The media engaged in its usual mob vigilantism when it charged, tried, convicted and sentenced Meyer, starting within hours after the first reports of the allegations against Smith, and his subsequent firing surfaced. It ballooned into a full scale crisis after it was shown that Meyer had lied about his knowledge of the situation.

Mind you, Meyer’s actions in this matter boil down to not firing a guy who hadn’t been charged with anything, until he had been formally charged with something. From observing the avalanche of outrage, impassioned sports radio rantings and grand proclamations about how this of all things, shows how broken society is, one would be forgiven for thinking it was Urban Meyer who had been battering his wife.

Indeed it is not even clear that anyone was being battered at all.
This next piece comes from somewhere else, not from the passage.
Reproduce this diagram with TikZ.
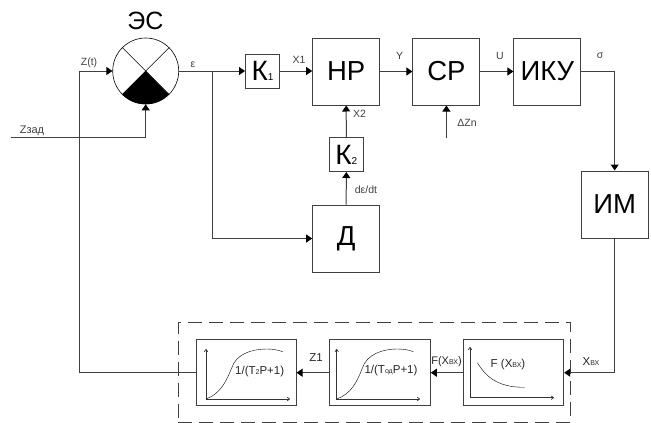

Courtney Smith’s own mother has cast some doubt on the matter with her comments regarding her daughter’s marriage. The only thing we really know for sure is that Zach and Courtney had an extremely bad marriage. We’ll find out the rest definitively after it plays out in court, and only then.

For completeness, beating your wife is wrong. It should go without saying, but judging by all the sanctimonious finger wagging going on, it seems that men across the land have not learned that  being among the Accused is a grave sin. We must teach them.

Silliness aside, the modern rush to judgment in social matters does no one any good, apart from those who seek power for the purposes of lording it over others at will. What do those vilifying Meyer wish to see? With his Bad Personhood confirmed by the press, was he never to coach again, anywhere? If his judgment now precludes him from coaching young football players, what profession do these media adjudicators, in their infinite wisdom, deem acceptable for a Bad Person like Meyer to participate in? Or is he simply unfit to contribute to society, period?

The reality of it all is that the only thing Meyer did wrong was to brazenly lie to the press. Naturally, the media, highlighting its unbelievable arrogance, behaved as though Big Ten Media Day was some sort of Federal Court setting, and that Meyer had raised his right hand while placing his left on the Bible before answering questions.

It was wrong, yes. But no one in this Clown World age should be begrudged for attempting to head off an outrage mob at the pass. Particularly when one is in the right. In retrospect Meyer should have told the truth – that he didn’t, and thus intensified a media storm unnecessarily – renders his suspension just about fair.